Baker McKenzie for transition from LIBOR to SARON in the Swiss syndicated loan market
In a pro bono project for the Swiss National Working Group on Swiss Franc Reference Rates (NWG), Baker McKenzie prepared a Form of Amendment Agreement for Swiss law governed syndicated credit facility agreements using CHF LIBOR as base rate for the calculation of interest.
The Amendment Agreement introduces a mechanism for the switch from CHF LIBOR to Compounded SARON based on the NWG’s recommended conventions.
The Baker McKenzie team consisted of Lukas Glanzmann (pictured), Samuel Marbacher and Markus Wolf.

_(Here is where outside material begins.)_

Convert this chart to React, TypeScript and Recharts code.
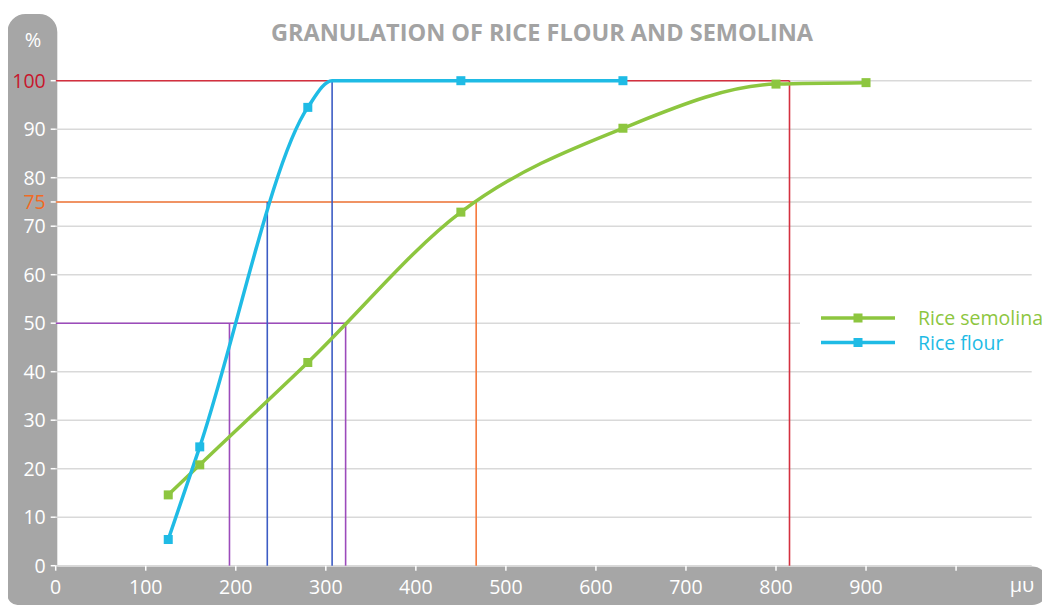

The Amendment Agreement was drafted against the background of the anticipated discontinuation of CHF LIBOR on 31 December 2021 and growing regulatory pressure on financial institutions to deal with their LIBOR legacy books. On 4 December 2020, FINMA issued a LIBOR transition roadmap which proposes ambitious target dates for supervised institutions’ transition to alternative reference rates such as SARON. The Amendment Agreement was discussed at the 26th meeting of the NWG on 1 February 2021 and published on its website.

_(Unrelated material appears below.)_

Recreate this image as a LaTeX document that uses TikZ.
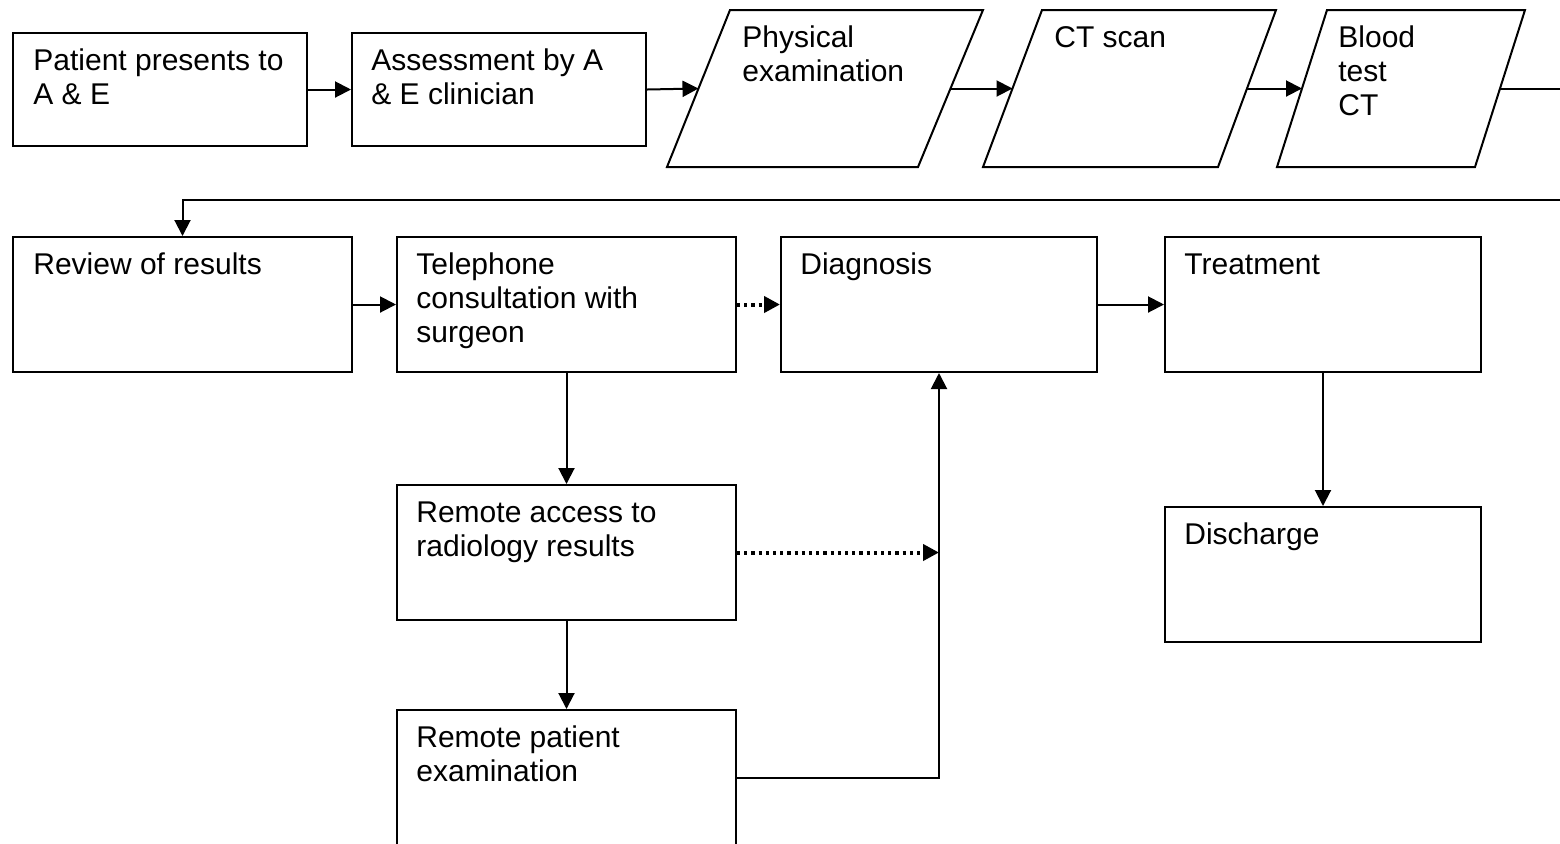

The NWG is the key forum to foster the transition from LIBOR to SARON and to discuss the latest international developments. It is co-chaired by a representative of the private sector and a representative of the Swiss National Bank (SNB). Baker McKenzie is at the forefront of the documentary implementation of the shift to risk free rates.
Most notably, the Firm acted as lenders’ counsel and drafted the documentation for the CHF 525m credit facility for dormakaba group that was signed in early December 2020 and that marked the first Swiss law governed syndicated facility agreement with an in-built switch mechanism to SARON.